In other words, is a Philistine just any skeleton of a particular age that if found in a particular location, or are there specific cultural or other markers that distinguish dead Philistines from other people who happened to die in the same area about the same time?
Yes, there must be many factors to connect some skeleton to a specific culture. That can be seen easily seen when comparing burials of Ancient Egypt with say Egtved Girl or Ítzi that are roughly the same age. The Egyptian mummies, thanks to many markers, are often not only precisely dated, but also associated to a specific social class, etc. Egtved Girl and Ítzi were found in a total cultural vacuum, and thus were just assigned to a time period.

I have to admit that archeology used to be a little bit unscientific by modern standards. Some archeological museums were clearly started by artifacts ripped out from their environment by what Hollywood glorifies today as treasure hunters.
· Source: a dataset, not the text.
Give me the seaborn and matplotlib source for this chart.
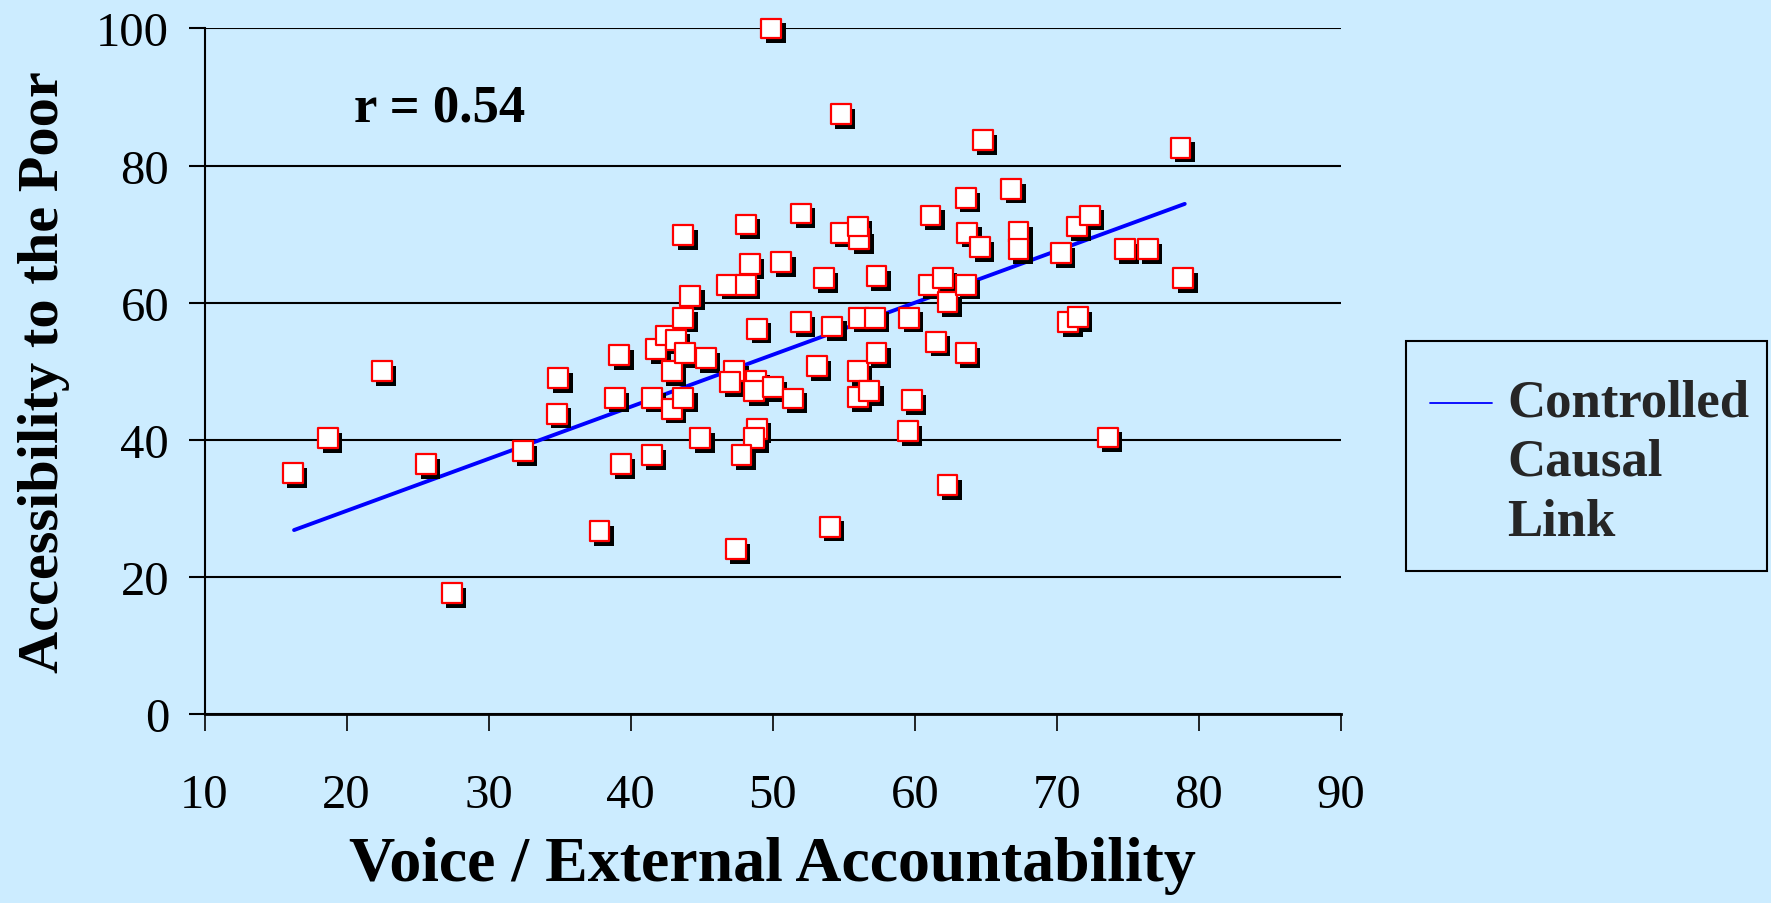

Modern archeology would not only use radiocarbon dating for human remains, but would also try to assign each layer above and below to a date or a material culture or some culture. The best would be to have both date and the culture for each layer. And that is why there are specializations like Archeology of Someplace.

I have no idea what is/was specifically being used to qualify a skeleton, as a Philistine skeleton. Surely time and place are good starting points, but usually I read that a type of burial or artifacts found with a skeleton matched some culture, so the remains were assigned to it.